著名人家族の辛さを感じた
自分のことを変人だなぁ、と思うことが多い。そのひとつに、手に触れることのできるボクの写真が1枚もないというものがある。
そもそも小学校の低学年以前の写真がなかった。自分が赤ちゃんだったという証明がないwww
小学校1年生のときに生母が家出をしたことで、おそらく大人たちが当時の写真を処分したんだろうと思う。だから写真によって過去をさかのぼるという習慣がないので、もともと執着心が存在していない。
それでもそれ以降の写真はあった。卒業アルバムもずっと置いてあった。だけど引越しや大掃除を経験するたび、それらの写真を特に見返していない自分に気がついた。置いておかなければ、となんとなく思っていただけ。それですべての物理的写真を思い切って処分した。
妻もその気持ちを共有してくれているので、我が家にはアルバムというものが存在しない。写真はデジタル化されてパソコンのハードディスクやクラウド上に残されているものだけ。この世とおさらばするときが来たら、ほんの数分であとかたもなく処分することができる。
別にそれが寂しいとも悲しいとも思わない。思い出は心のなかに残っているし、自分が死んだときにアルバムをあの世に持っていけるわけじゃない。持っていくのはやはり思い出だけ。だからあえて写真を残していない。
だけど著名人の家族がそうしようと思っても、なかなか難しいよね。ある映画を観ていて、そんなことを痛切に思った。
『ハンター』(原題:The Hunter)という1980年のアメリカ映画。好きな俳優を聞かれて、ボクが絶対あげるのがスティーブ・マックイーン。50歳という若さで亡くなってしまった彼の遺作となった映画。この映画が公開された年の11月に他界している。
保釈中に失踪した逃亡者を発見して、保釈金を貸した人から賞金を稼ぐ人物が主人公。実在の人物であるラルフ・ソーソンをスティーブ・マックイーンが演じている。
アクション映画なんだけれど、どこかコミカルでとても楽しい作品。かなり笑える。『栄光のル・マン』というレース映画に出演したほどの彼が、この映画では運転が下手なキャラだというだけで笑えてしまう。縦列駐車するだけで、四苦八苦して車をぶつけまくっている。
そんな頼りなそうな主人公だけれど、仕事は一流。どんな凶悪犯でも見事に見つけ出して連れてくる。ストーリー的にはもう少し伏線を張って回収して欲しかったけれど、彼のファンなら十分に楽しめる作品だと思う。
この映画を観ながらも、このすぐあとに彼が亡くなると思うと無性に切なかった。

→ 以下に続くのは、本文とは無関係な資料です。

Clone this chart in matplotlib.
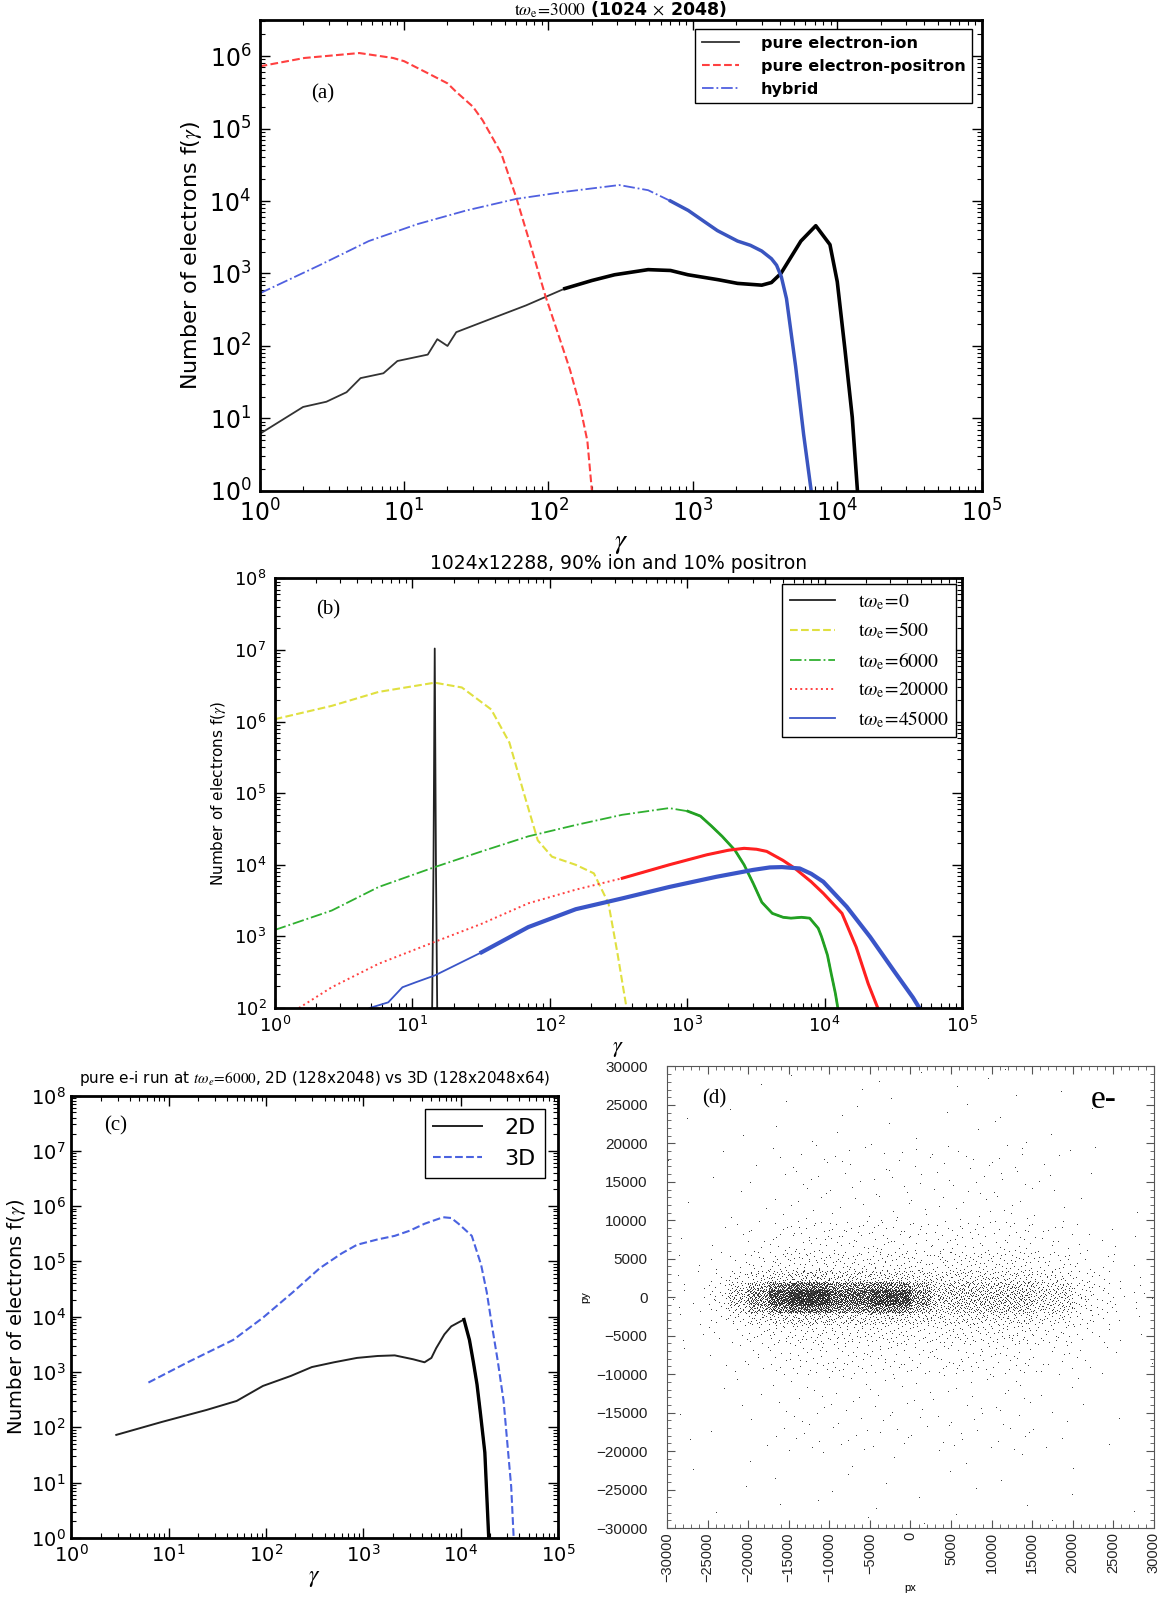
import numpy as np
import matplotlib
matplotlib.use("Agg")
import matplotlib.pyplot as plt
from matplotlib.ticker import LogLocator, MultipleLocator, NullFormatter

plt.rcParams['mathtext.fontset'] = 'stix'
plt.rcParams['font.family'] = ['DejaVu Sans']

# ---- panel (a): t w_e = 3000 ----
a_ei_g = [1, 2, 2.9, 4, 5, 7.2, 9, 14.6, 17, 20, 23, 40, 70, 130, 200, 287, 490, 700, 925,
          1500, 2040, 3000, 3500, 4070, 5600, 7100, 8900, 10000, 11300, 12700, 13800]
a_ei_f = [6.1, 14.4, 17, 23, 36, 42, 62, 76, 124, 100, 155, 237, 363, 620, 800, 960, 1130,
          1100, 960, 820, 730, 690, 750, 1000, 2800, 4560, 2500, 770, 90, 10.4, 1]
a_ep_g = [1, 2.04, 4.9, 8.4, 10, 14.6, 20, 23, 30, 35, 47, 60, 75, 95, 120, 141, 166, 186,
          200]
a_ep_f = [7.2e5, 9.4e5, 1.1e6, 9.4e5, 8.5e5, 5.8e5, 4.2e5, 3.2e5, 2e5, 1.3e5, 4.6e4, 1.1e4,
          2.5e3, 500, 124, 47, 14.4, 4.9, 1]
a_hy_g = [1, 2.6, 5.7, 12.4, 27, 60, 130, 309, 490, 700, 930, 1200, 1480, 2040, 2500, 3000,
          3500, 3800, 4100, 4450, 5150, 5850, 6600]
a_hy_f = [530, 1300, 2800, 4800, 7400, 1.07e4, 1.34e4, 1.66e4, 1.41e4, 1.0e4, 7400, 5200,
          3900, 2800, 2450, 2040, 1600, 1300, 900, 450, 52, 6, 1]

# ---- panel (b): 1024x12288, 90% ion / 10% positron ----
b_t0_g = [13.9, 14.3, 14.6, 14.9, 15.3]
b_t0_f = [30, 1e4, 1.05e7, 1e4, 30]
b_t500_g = [1, 2.6, 5.7, 14.6, 23, 37.6, 51, 65, 82, 104, 155, 210, 268, 312, 363]
b_t500_f = [1.08e6, 1.66e6, 2.6e6, 3.5e6, 3.0e6, 1.48e6, 5.1e5, 1e5, 2.2e4, 1.3e4, 1e4,
            7.6e3, 2.9e3, 575, 100]
b_t6000_g = [1, 2.6, 5.7, 14.6, 32, 70, 155, 338, 740, 1015, 1250, 1500, 1800, 2230, 2600,
             3030, 3500, 4170, 5000, 5700, 6800, 7800, 9000, 9500, 10500, 11200, 12000, 12500]
b_t6000_f = [1.23e3, 2.3e3, 4.9e3, 9.3e3, 1.54e4, 2.5e4, 3.6e4, 5e4, 6.2e4, 5.6e4, 4.8e4,
             3.5e4, 2.5e4, 1.6e4, 1e4, 5.5e3, 3e3, 2.1e3, 1.85e3, 1.8e3, 1.85e3, 1.8e3,
             1.3e3, 1e3, 550, 300, 160, 100]
b_t20000_g = [1.5, 2.6, 5.7, 14.6, 32, 70, 155, 338, 740, 1390, 2000, 2600, 3200, 3800,
              5000, 6100, 8000, 9800, 13400, 17000, 20800, 24400]
b_t20000_f = [100, 195, 415, 840, 1.5e3, 2.9e3, 4.5e3, 6.5e3, 1e4, 1.38e4, 1.6e4, 1.7e4,
              1.65e4, 1.54e4, 1.15e4, 8.9e3, 5.8e3, 4e3, 2.1e3, 710, 218, 100]
b_t45000_g = [4.9, 6.7, 8.5, 10.7, 14.6, 21.7, 32, 70, 155, 338, 740, 1630, 3030, 4000,
              4900, 6600, 8000, 9800, 14500, 21500, 32000, 44000, 49000]
b_t45000_f = [100, 120, 195, 230, 285, 415, 600, 1.35e3, 2.4e3, 3.4e3, 4.9e3, 6.8e3, 8.5e3,
              9.2e3, 9.3e3, 8.9e3, 7.5e3, 5.8e3, 2.6e3, 980, 330, 140, 100]

# ---- panel (c): pure e-i run, 2D vs 3D ----
c_2d_g = [2.9, 8.5, 24.5, 50, 93, 180, 296, 500, 860, 1400, 2100, 3250, 4250, 5000, 5600,
          6800, 8000, 9500, 10800, 12300, 13500, 14700, 16000, 17700, 19400]
c_2d_f = [73, 125, 206, 300, 560, 850, 1230, 1500, 1800, 1950, 2000, 1700, 1500, 1800, 2700,
          4800, 6700, 7900, 8900, 3800, 1500, 600, 170, 35, 1]
c_3d_g = [6.2, 15.7, 46, 93, 190, 355, 600, 860, 1400, 2100, 3000, 4250, 6600, 8000, 9500,
          11000, 13000, 14500, 16200, 18500, 21000, 24000, 27600, 33000, 35000]
c_3d_f = [645, 1.5e3, 3.8e3, 9.6e3, 2.8e4, 7.5e4, 1.4e5, 2e5, 2.5e5, 2.9e5, 3.6e5, 4.8e5,
          6.3e5, 6.1e5, 4.8e5, 3.8e5, 2.9e5, 1.6e5, 8.7e4, 2.8e4, 6.7e3, 1.6e3, 295, 8.5, 1]

# ---- panel (d): px-py phase space, dot counts per cell ----
d_px_edges = [-30000, -25000, -22500, -20000, -17500, -15000, -10000, -5000, -2500, 0,
              2500, 5000, 10000, 15000, 20000, 22500, 25000, 30000]
d_py_edges = [30000, 20000, 10000, 6000, 3500, 2000, 1000, 0, -1000, -2000, -3500, -6000,
              -10000, -20000, -30000]
d_counts = [
    [1, 1, 2, 1, 2, 2, 4, 2, 1, 2, 1, 4, 5, 2, 1, 0, 0],
    [2, 2, 2, 3, 5, 16, 14, 8, 8, 8, 8, 16, 18, 8, 2, 1, 1],
    [1, 2, 3, 6, 9, 25, 25, 13, 12, 11, 11, 22, 22, 14, 4, 2, 2],
    [2, 3, 5, 10, 15, 35, 35, 18, 17, 15, 15, 35, 35, 22, 5, 3, 2],
    [2, 4, 11, 20, 30, 70, 60, 30, 30, 25, 22, 45, 45, 30, 6, 4, 2],
    [2, 4, 20, 45, 85, 220, 160, 95, 85, 45, 25, 60, 60, 40, 8, 4, 2],
    [2, 6, 30, 70, 150, 380, 250, 170, 160, 70, 30, 70, 70, 45, 8, 4, 3],
    [2, 6, 30, 70, 150, 380, 250, 170, 160, 70, 30, 70, 70, 45, 8, 4, 3],
    [2, 4, 20, 45, 85, 220, 160, 95, 85, 45, 25, 60, 60, 40, 8, 4, 2],
    [2, 4, 11, 20, 30, 70, 60, 30, 30, 25, 22, 45, 45, 30, 6, 4, 2],
    [2, 3, 5, 10, 15, 35, 35, 18, 17, 15, 15, 35, 35, 22, 5, 3, 2],
    [1, 2, 3, 6, 9, 25, 25, 13, 12, 11, 11, 25, 22, 14, 4, 2, 2],
    [2, 2, 2, 3, 5, 16, 16, 8, 7, 7, 7, 14, 16, 7, 2, 1, 1],
    [1, 1, 1, 1, 2, 3, 4, 2, 1, 2, 1, 3, 3, 2, 1, 0, 1],
]


def halton(n, base, start=1):
    out = np.empty(n)
    for k in range(n):
        i, f, r = k + start, 1.0, 0.0
        while i > 0:
            f /= base
            r += f * (i % base)
            i //= base
        out[k] = r
    return out


def style_log(ax, ylim, tick_size, spine_w=2.0):
    ax.set_xscale('log')
    ax.set_yscale('log')
    ax.set_xlim(1, 1e5)
    ax.set_ylim(*ylim)
    for s in ax.spines.values():
        s.set_linewidth(spine_w)
    ax.tick_params(which='both', direction='in', top=True, right=True)
    ax.tick_params(which='major', length=7, width=1, labelsize=tick_size, pad=6)
    ax.tick_params(which='minor', length=3.5, width=0.8)
    ax.xaxis.set_major_locator(LogLocator(base=10, numticks=10))
    ax.yaxis.set_major_locator(LogLocator(base=10, numticks=12))
    ax.xaxis.set_minor_locator(LogLocator(base=10, subs=np.arange(2, 10), numticks=20))
    ax.yaxis.set_minor_locator(LogLocator(base=10, subs=np.arange(2, 10), numticks=20))
    ax.xaxis.set_minor_formatter(NullFormatter())
    ax.yaxis.set_minor_formatter(NullFormatter())


def seg(g, f, gmin):
    g = np.asarray(g)
    f = np.asarray(f)
    m = g >= gmin
    return g[m], f[m]


fig = plt.figure(figsize=(11.59, 15.97), dpi=100)
serif = ['Liberation Serif', 'DejaVu Serif']

# ---------------- (a) ----------------
ax = fig.add_axes([0.224, 0.6926, 0.623, 0.295])
ax.plot(a_ei_g, a_ei_f, color='#333333', lw=1.3, label='pure electron-ion')
ax.plot(*seg(a_ei_g, a_ei_f, 100), color='black', lw=2.6)
ax.plot(a_ep_g, a_ep_f, color='#ff4040', lw=1.5, ls='--', label='pure electron-positron')
ax.plot(a_hy_g, a_hy_f, color='#5060e0', lw=1.3, ls='-.', label='hybrid')
ax.plot(*seg(a_hy_g, a_hy_f, 600), color='#3a55c0', lw=2.5)
style_log(ax, (1, 10 ** 6.5), 17)
ax.set_xlabel(r'$\gamma$', fontsize=20, labelpad=1)
ax.set_ylabel(r'Number of electrons f($\gamma$)', fontsize=16)
ax.set_title(r'$\mathrm{t}\omega_\mathrm{e}\!=\!3000$ (1024 $\times$ 2048)', fontsize=12.5,
             fontweight='bold', pad=3)
ax.text(0.072, 0.833, '(a)', transform=ax.transAxes, fontsize=15, family=serif)
leg = ax.legend(loc='upper right', prop={'weight': 'bold', 'size': 11.5},
                fancybox=False, edgecolor='black', framealpha=1, borderaxespad=0.6,
                handlelength=2.3, handletextpad=1.4)
leg.get_frame().set_linewidth(1.0)

# ---------------- (b) ----------------
ax = fig.add_axes([0.237, 0.3688, 0.593, 0.269])
ax.plot(b_t0_g, b_t0_f, color='#222222', lw=1.3, label=r'$\mathrm{t}\omega_\mathrm{e}\!=\!0$')
ax.plot(b_t500_g, b_t500_f, color='#e0e040', lw=1.5, ls='--',
        label=r'$\mathrm{t}\omega_\mathrm{e}\!=\!500$')
ax.plot(b_t6000_g, b_t6000_f, color='#30b030', lw=1.3, ls='-.',
        label=r'$\mathrm{t}\omega_\mathrm{e}\!=\!6000$')
ax.plot(*seg(b_t6000_g, b_t6000_f, 1015), color='#22a022', lw=2.0)
ax.plot(b_t20000_g, b_t20000_f, color='#ff4040', lw=1.4, ls=':',
        label=r'$\mathrm{t}\omega_\mathrm{e}\!=\!20000$')
ax.plot(*seg(b_t20000_g, b_t20000_f, 338), color='#ff2020', lw=2.2)
ax.plot(b_t45000_g, b_t45000_f, color='#3a55c8', lw=1.3,
        label=r'$\mathrm{t}\omega_\mathrm{e}\!=\!45000$')
ax.plot(*seg(b_t45000_g, b_t45000_f, 30), color='#3a55c8', lw=3.0)
style_log(ax, (1e2, 1e8), 13)
ax.set_xlabel(r'$\gamma$', fontsize=16, labelpad=2)
ax.set_ylabel(r'Number of electrons f($\gamma$)', fontsize=11)
ax.set_title('1024x12288, 90% ion and 10% positron', fontsize=13.5, pad=7)
ax.text(0.061, 0.917, '(b)', transform=ax.transAxes, fontsize=15, family=serif)
leg = ax.legend(loc='upper right', fontsize=14, fancybox=False, edgecolor='black',
                framealpha=1, borderaxespad=0.3, handlelength=2.3, handletextpad=1.2,
                labelspacing=0.45)
leg.get_frame().set_linewidth(1.0)

# ---------------- (c) ----------------
ax = fig.add_axes([0.0615, 0.037, 0.42, 0.277])
ax.plot(c_2d_g, c_2d_f, color='#222222', lw=1.4, label='2D')
ax.plot(*seg(c_2d_g, c_2d_f, 10800), color='black', lw=2.4)
ax.plot(c_3d_g, c_3d_f, color='#4a62e0', lw=1.5, ls='--', label='3D')
style_log(ax, (1, 1e8), 14)
ax.tick_params(which='major', pad=4)
ax.set_xlabel(r'$\gamma$', fontsize=17, labelpad=0)
ax.set_ylabel(r'Number of electrons f($\gamma$)', fontsize=14, labelpad=2)
ax.set_title(r'pure e-i run at $t\omega_e\!=\!6000$, 2D (128x2048) vs 3D (128x2048x64)',
             fontsize=11, pad=9)
ax.text(0.067, 0.92, '(c)', transform=ax.transAxes, fontsize=15, family=serif)
leg = ax.legend(loc='upper right', fontsize=16, fancybox=False, edgecolor='black',
                framealpha=1, borderaxespad=0.6, handlelength=2.2, handletextpad=1.0)
leg.get_frame().set_linewidth(1.0)

# ---------------- (d) ----------------
ax = fig.add_axes([0.5755, 0.0432, 0.42, 0.289])
xs, ys = [], []
offset = 1
for r in range(len(d_py_edges) - 1):
    for c in range(len(d_px_edges) - 1):
        n = d_counts[r][c]
        if n == 0:
            continue
        x0, x1 = d_px_edges[c], d_px_edges[c + 1]
        y0, y1 = d_py_edges[r + 1], d_py_edges[r]
        xs.append(x0 + halton(n, 2, offset) * (x1 - x0))
        ys.append(y0 + halton(n, 3, offset) * (y1 - y0))
        offset += n
xs = np.concatenate(xs)
ys = np.concatenate(ys)
ax.scatter(xs, ys, s=1.5, c='#151515', marker='.', linewidths=0)
ax.set_xlim(-30000, 30000)
ax.set_ylim(-30000, 30000)
ax.xaxis.set_major_locator(MultipleLocator(5000))
ax.yaxis.set_major_locator(MultipleLocator(5000))
ax.xaxis.set_minor_locator(MultipleLocator(1000))
ax.yaxis.set_minor_locator(MultipleLocator(1000))
ax.tick_params(which='both', direction='in', top=True, right=True, color='#555555')
ax.tick_params(which='major', length=6, labelcolor='#222222')
ax.tick_params(which='minor', length=3)
ax.tick_params(axis='x', labelrotation=90, labelsize=10.5, pad=3)
ax.tick_params(axis='y', labelsize=11, pad=14)
for s in ax.spines.values():
    s.set_linewidth(0.8)
    s.set_color('#555555')
for lab in ax.get_xticklabels() + ax.get_yticklabels():
    lab.set_family(['Liberation Sans', 'DejaVu Sans'])
ax.set_xlabel('px', fontsize=8, family=['Liberation Sans'], labelpad=1)
ax.set_ylabel('py', fontsize=8, family=['Liberation Sans'], labelpad=4)
ax.text(0.073, 0.92, '(d)', transform=ax.transAxes, fontsize=15, family=serif)
ax.text(0.87, 0.91, 'e-', transform=ax.transAxes, fontsize=24, family=serif)

fig.savefig('out.png', dpi=100)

ただのファンでさえそう思うのに、彼の家族や親しい友人だったら、この映画が観るのは相当辛いだろうと思う。著名人は映像が残っているからキツいよね。
家族にとっては自分の父であったり息子であった人が、生きていたときと同じようにスクリーンの向こうで笑っている。ぼんやりテレビを見ていても、何かの拍子でその人の映像が出てくることもあるだろう。著名人家族の宿命とはいえ、慣れるまでに時間がかかるだろうな。
スティーブ・マックイーンの笑顔があまりに優しいので、今日は映画の内容よりもそんなことばかり考えていた。もう40年も前のことなのにね。